Other changes included here:

Modified the page number stripping regexp so that it doesn't strip chapter numbers
Added a Chapter Detection regexp so the XPATH in the GUI will find chapters surrounded by <h1></h1>
Adding a space next to occurrences of <i> so that italics don't run into neighboring words.
Changed uses of .*? in tags to [^>]*
Attempting to add <br/> to unterminated lines

I've been struggling a bit getting the regexes right, as there is another stage of processing that the html goes through somewhere(lxml??), so I'm working a bit blindly. Chapters are represented very differently at the time the HTML hits the PDFTOHTML function compared to the final output. Also, for some reason adding the chapter detection regexp causes <p></p> to come out differently in the final version, with margin and border settings all to 0 points.

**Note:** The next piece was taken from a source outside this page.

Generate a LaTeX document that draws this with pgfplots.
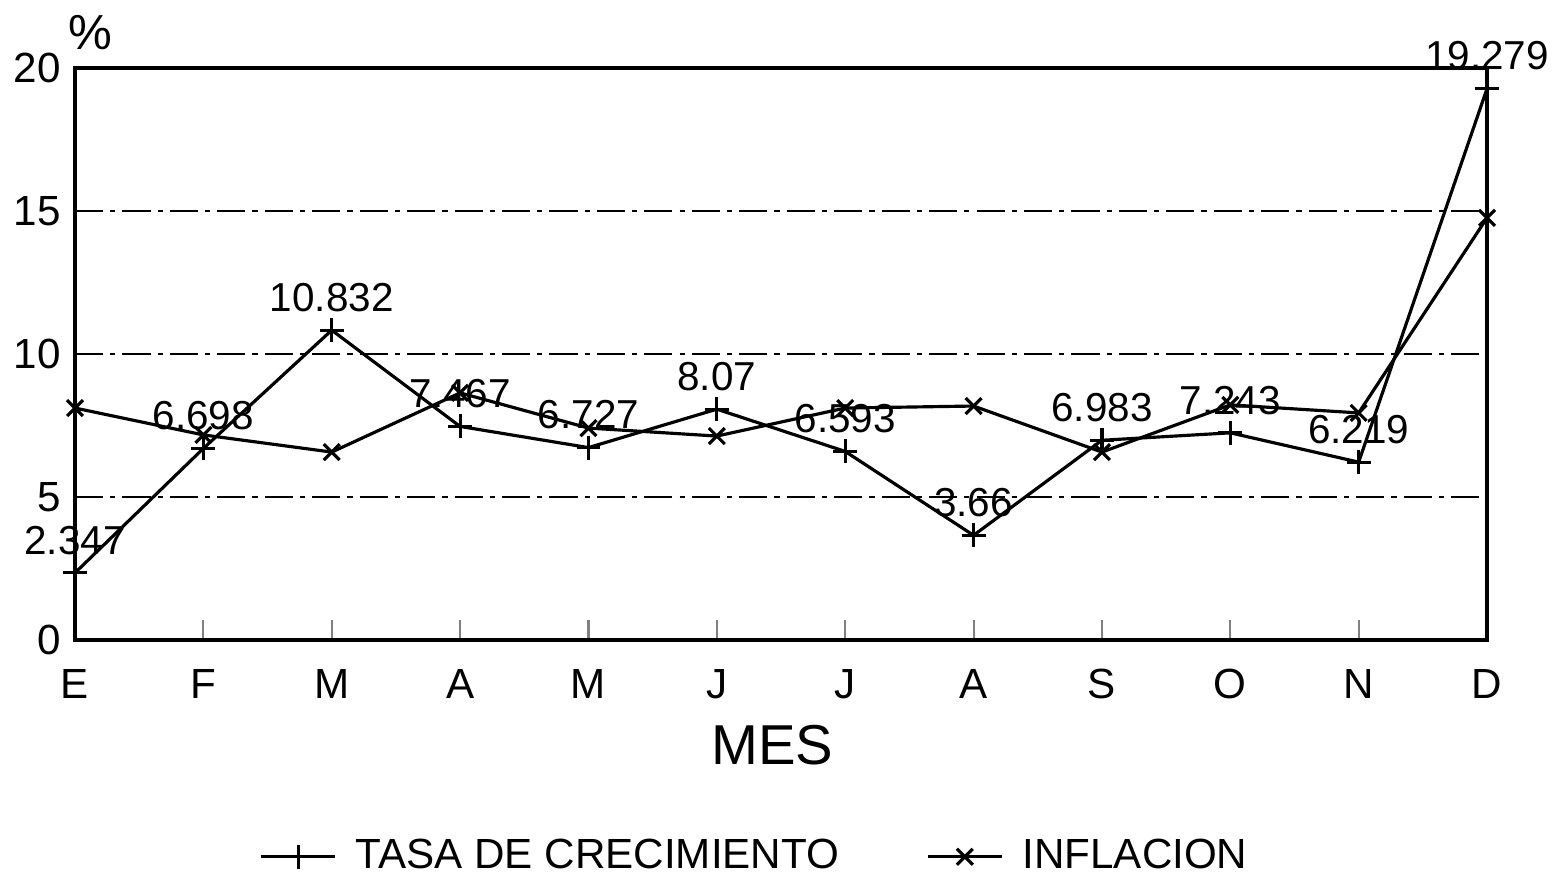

Lastly, I can't seem to get the regex to terminate line endings working. This is the regex I'd like to use:

Code:

(re.compile(r'(?<!r/>|<p>|/p>|ad>|dy>|ml>)\n'), lambda match : '<br/>\n'),

It works perfectly when modifying the final output embedded in the epub, but it causes some corruption when used in PDFTOHTML which prevents conversion to epub.

I'm using this one as an alternate:

Code:

(re.compile(r'(\.|”|\")\s*\n'), lambda match : match.group(1)+'<br/>\n'),

But it only gets 75% of the unterminated lines, and I can't figure out why.